His scheme would not just starve people, it would torture them, beat them 
to death, and force them into suicide. It was the Cultural Revolution.

Mao took advantage of a simple peculiarity of human nature: the 
rebelliousness of adolescents. The defiant attitude of teenage punk 
rockers and heavy metal head bangers may seem like a rage spawned by the 
unique disorders of Western culture, but it is not. Adolescence awakens 
defiant urges in nearly all primates. In chimpanzees, it inspires a 
wanderlust that forces some young females to leave the cozy family they've 
always known and go off to make a new life for themselves among strangers. 
In langur monkeys, it triggers a restlessness that's much more to the 
point. Adolescent langur males kick loose the bonds of their childhood 
family life and cluster in unruly, threatening gangs. Then they go on the 
prowl, looking for some older, well-established male they can attack.

The adolescents' goal is to dislodge the respectable elder from his cushy 
home and take over everything he owns - his power, his prestige, and his 
wives. As we'll see later, humans are driven by many of the same instincts 
as our primate relatives.

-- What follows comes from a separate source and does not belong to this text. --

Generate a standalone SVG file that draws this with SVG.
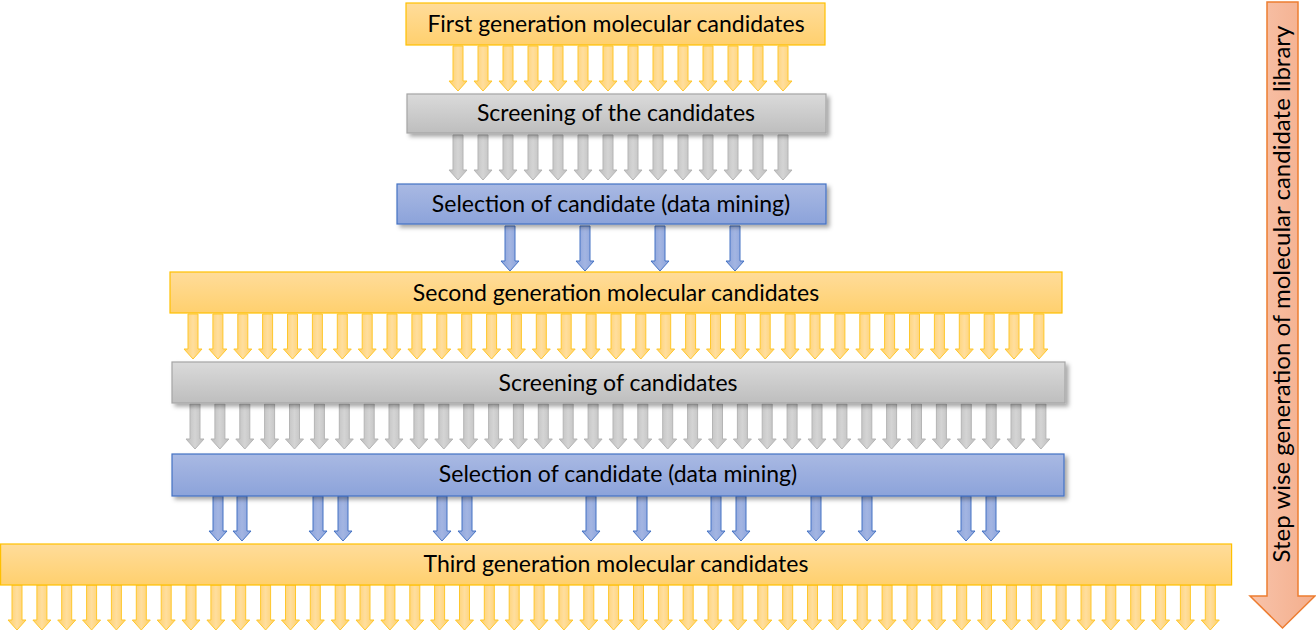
<svg xmlns="http://www.w3.org/2000/svg" xmlns:xlink="http://www.w3.org/1999/xlink" width="1316" height="632" viewBox="0 0 1316 632">
<style>
.t{font-family:Lato,"Open Sans","Liberation Sans",sans-serif;font-size:23px;fill:#000;text-anchor:middle}
.yb{fill:url(#gY);stroke:#FFC000;stroke-width:1.2}
.gb{fill:url(#gG);stroke:#A5A5A5;stroke-width:1.2;filter:url(#sh)}
.bb{fill:url(#gB);stroke:#4472C4;stroke-width:1.2;filter:url(#sh)}
</style>
<defs>
<linearGradient id="gY" x1="0" y1="0" x2="0" y2="1"><stop offset="0" stop-color="#FFDC9A"/><stop offset="1" stop-color="#FFD06E"/></linearGradient>
<linearGradient id="gG" x1="0" y1="0" x2="0" y2="1"><stop offset="0" stop-color="#DADADA"/><stop offset="1" stop-color="#BEBEBE"/></linearGradient>
<linearGradient id="gB" x1="0" y1="0" x2="0" y2="1"><stop offset="0" stop-color="#A9B9E3"/><stop offset="1" stop-color="#8CA3DA"/></linearGradient>
<linearGradient id="gYa" x1="0" y1="0" x2="1" y2="0"><stop offset="0" stop-color="#FFCF66"/><stop offset="0.5" stop-color="#FFDE9E"/><stop offset="1" stop-color="#FFCF66"/></linearGradient>
<linearGradient id="gGa" x1="0" y1="0" x2="1" y2="0"><stop offset="0" stop-color="#BDBDBD"/><stop offset="0.5" stop-color="#D4D4D4"/><stop offset="1" stop-color="#BDBDBD"/></linearGradient>
<linearGradient id="gBa" x1="0" y1="0" x2="1" y2="0"><stop offset="0" stop-color="#8AA2DA"/><stop offset="0.5" stop-color="#A3B5E2"/><stop offset="1" stop-color="#8AA2DA"/></linearGradient>
<linearGradient id="gO" x1="0" y1="0" x2="1" y2="0"><stop offset="0" stop-color="#F8C3AA"/><stop offset="1" stop-color="#F4AE8C"/></linearGradient>
<filter id="sh" x="-5%" y="-30%" width="110%" height="170%"><feDropShadow dx="3" dy="3" stdDeviation="2" flood-color="#000" flood-opacity="0.35"/></filter>
<path id="aY" d="M-5,0 H5 V35 H9 L0,45 L-9,35 H-5 Z" fill="url(#gYa)" stroke="#FFC72C" stroke-width="1"/>
<path id="aG" d="M-5,0 H5 V35 H9 L0,45 L-9,35 H-5 Z" fill="url(#gGa)" stroke="#B5B5B5" stroke-width="1"/>
<path id="aB" d="M-5,0 H5 V35 H9 L0,45 L-9,35 H-5 Z" fill="url(#gBa)" stroke="#4472C4" stroke-width="1"/>
</defs>

<g id="connectors">
<g id="row1" transform="translate(0,46)">
<use href="#aY" x="458"/><use href="#aY" x="483"/><use href="#aY" x="508"/><use href="#aY" x="533"/><use href="#aY" x="558"/><use href="#aY" x="583"/><use href="#aY" x="608"/><use href="#aY" x="633"/><use href="#aY" x="658"/><use href="#aY" x="683"/><use href="#aY" x="708"/><use href="#aY" x="733"/><use href="#aY" x="758"/><use href="#aY" x="783"/>
</g>
<g id="row2" transform="translate(0,135)">
<use href="#aG" x="458"/><use href="#aG" x="483"/><use href="#aG" x="508"/><use href="#aG" x="533"/><use href="#aG" x="558"/><use href="#aG" x="583"/><use href="#aG" x="608"/><use href="#aG" x="633"/><use href="#aG" x="658"/><use href="#aG" x="683"/><use href="#aG" x="708"/><use href="#aG" x="733"/><use href="#aG" x="758"/><use href="#aG" x="783"/>
</g>
<g id="row3" transform="translate(0,226)">
<use href="#aB" x="510"/><use href="#aB" x="585"/><use href="#aB" x="660"/><use href="#aB" x="735"/>
</g>
<g id="row4" transform="translate(0,314)">
<use href="#aY" x="193"/><use href="#aY" x="217.9"/><use href="#aY" x="242.8"/><use href="#aY" x="267.6"/><use href="#aY" x="292.5"/><use href="#aY" x="317.4"/><use href="#aY" x="342.3"/><use href="#aY" x="367.2"/><use href="#aY" x="392"/><use href="#aY" x="416.9"/><use href="#aY" x="441.8"/><use href="#aY" x="466.7"/><use href="#aY" x="491.6"/><use href="#aY" x="516.4"/><use href="#aY" x="541.3"/><use href="#aY" x="566.2"/><use href="#aY" x="591.1"/><use href="#aY" x="616"/><use href="#aY" x="640.8"/><use href="#aY" x="665.7"/><use href="#aY" x="690.6"/><use href="#aY" x="715.5"/><use href="#aY" x="740.4"/><use href="#aY" x="765.2"/><use href="#aY" x="790.1"/><use href="#aY" x="815"/><use href="#aY" x="839.9"/><use href="#aY" x="864.8"/><use href="#aY" x="889.6"/><use href="#aY" x="914.5"/><use href="#aY" x="939.4"/><use href="#aY" x="964.3"/><use href="#aY" x="989.2"/><use href="#aY" x="1014"/><use href="#aY" x="1038.9"/>
</g>
<g id="row5" transform="translate(2,404)">
<use href="#aG" x="193"/><use href="#aG" x="217.9"/><use href="#aG" x="242.8"/><use href="#aG" x="267.6"/><use href="#aG" x="292.5"/><use href="#aG" x="317.4"/><use href="#aG" x="342.3"/><use href="#aG" x="367.2"/><use href="#aG" x="392"/><use href="#aG" x="416.9"/><use href="#aG" x="441.8"/><use href="#aG" x="466.7"/><use href="#aG" x="491.6"/><use href="#aG" x="516.4"/><use href="#aG" x="541.3"/><use href="#aG" x="566.2"/><use href="#aG" x="591.1"/><use href="#aG" x="616"/><use href="#aG" x="640.8"/><use href="#aG" x="665.7"/><use href="#aG" x="690.6"/><use href="#aG" x="715.5"/><use href="#aG" x="740.4"/><use href="#aG" x="765.2"/><use href="#aG" x="790.1"/><use href="#aG" x="815"/><use href="#aG" x="839.9"/><use href="#aG" x="864.8"/><use href="#aG" x="889.6"/><use href="#aG" x="914.5"/><use href="#aG" x="939.4"/><use href="#aG" x="964.3"/><use href="#aG" x="989.2"/><use href="#aG" x="1014"/><use href="#aG" x="1038.9"/>
</g>
<g id="row6" transform="translate(0,496)">
<use href="#aB" x="218"/><use href="#aB" x="242"/><use href="#aB" x="318"/><use href="#aB" x="343"/><use href="#aB" x="442"/><use href="#aB" x="467"/><use href="#aB" x="591"/><use href="#aB" x="642"/><use href="#aB" x="716"/><use href="#aB" x="741"/><use href="#aB" x="816"/><use href="#aB" x="867"/><use href="#aB" x="966"/><use href="#aB" x="991"/>
</g>
<g id="row7" transform="translate(0,585)">
<use href="#aY" x="17"/><use href="#aY" x="41.9"/><use href="#aY" x="66.7"/><use href="#aY" x="91.6"/><use href="#aY" x="116.4"/><use href="#aY" x="141.3"/><use href="#aY" x="166.2"/><use href="#aY" x="191"/><use href="#aY" x="215.9"/><use href="#aY" x="240.7"/><use href="#aY" x="265.6"/><use href="#aY" x="290.5"/><use href="#aY" x="315.3"/><use href="#aY" x="340.2"/><use href="#aY" x="365"/><use href="#aY" x="389.9"/><use href="#aY" x="414.8"/><use href="#aY" x="439.6"/><use href="#aY" x="464.5"/><use href="#aY" x="489.3"/><use href="#aY" x="514.2"/><use href="#aY" x="539.1"/><use href="#aY" x="563.9"/><use href="#aY" x="588.8"/><use href="#aY" x="613.6"/><use href="#aY" x="638.5"/><use href="#aY" x="663.4"/><use href="#aY" x="688.2"/><use href="#aY" x="713.1"/><use href="#aY" x="737.9"/><use href="#aY" x="762.8"/><use href="#aY" x="787.7"/><use href="#aY" x="812.5"/><use href="#aY" x="837.4"/><use href="#aY" x="862.2"/><use href="#aY" x="887.1"/><use href="#aY" x="912"/><use href="#aY" x="936.8"/><use href="#aY" x="961.7"/><use href="#aY" x="986.5"/><use href="#aY" x="1011.4"/><use href="#aY" x="1036.3"/><use href="#aY" x="1061.1"/><use href="#aY" x="1086"/><use href="#aY" x="1110.8"/><use href="#aY" x="1135.7"/><use href="#aY" x="1160.6"/><use href="#aY" x="1185.4"/><use href="#aY" x="1210.3"/>
</g>
</g>

<g id="first-gen">
<rect class="yb" x="406" y="3" width="419" height="42"/>
<text class="t" x="616" y="32">First generation molecular candidates</text>
</g>
<g id="screening-1">
<rect class="gb" x="407" y="94" width="419" height="39"/>
<text class="t" x="616" y="121">Screening of the candidates</text>
</g>
<g id="selection-1">
<rect class="bb" x="397" y="184" width="429" height="40"/>
<text class="t" x="611" y="212">Selection of candidate (data mining)</text>
</g>
<g id="second-gen">
<rect class="yb" x="170" y="272" width="892" height="41"/>
<text class="t" x="616" y="301">Second generation molecular candidates</text>
</g>
<g id="screening-2">
<rect class="gb" x="172" y="362" width="893" height="41"/>
<text class="t" x="618" y="391">Screening of candidates</text>
</g>
<g id="selection-2">
<rect class="bb" x="172" y="454" width="892" height="42"/>
<text class="t" x="618" y="482">Selection of candidate (data mining)</text>
</g>
<g id="third-gen">
<rect class="yb" x="0.6" y="544" width="1231" height="41"/>
<text class="t" x="616" y="572">Third generation molecular candidates</text>
</g>
<g id="stepwise-arrow">
<path d="M1267,2 H1298 V596 H1315 L1282.5,628 L1250,596 H1267 Z" fill="url(#gO)" stroke="#ED7D31" stroke-width="1.5"/>
<text class="t" style="font-size:24px" transform="translate(1290,294) rotate(-90)">Step wise generation of molecular candidate library</text>
</g>
</svg>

Consequently, many adolescents of our species 
also resent the authority of the adults over their heads. Their hormones 
have suddenly told them that it is time to assert their individuality and 
to challenge the prerogatives of the older generation. Mao didn't address 
himself to the adults of China. Those comrades saw the good sense of the 
officials who had shuffled Mao to the side and focused on producing food 
to fill the stomachs that had ached with emptiness ness for three long years. 
Mao turned elsewhere for help in recapturing authority. He turned to the 
country's teenagers.

Mao started his campaign to regain the reins of China innocently enough. 
Under his orders, the major papers began a literary debate. They attacked 
a group of authors who called themselves the "Three Family Village." These 
essayists were government officials, key figures in the phalanx of 
bureaucrats resisting Mao's orders. One was vice-mayor of Beijing. 
Another, the editor of the Beijing Evening News, was propaganda director 
for Beijing's Party Committee. A third was a propagandist for the Beijing 
city government. Over the years, the articles of these three had been 
regarded as entertaining diversions, models of witty style. Now official 
editorial writers "discovered" that the writings of the Three Family 
Village were hidden cesspools of secret meanings. And what did those 
meanings amount to? An assault on the sacred precepts of the party.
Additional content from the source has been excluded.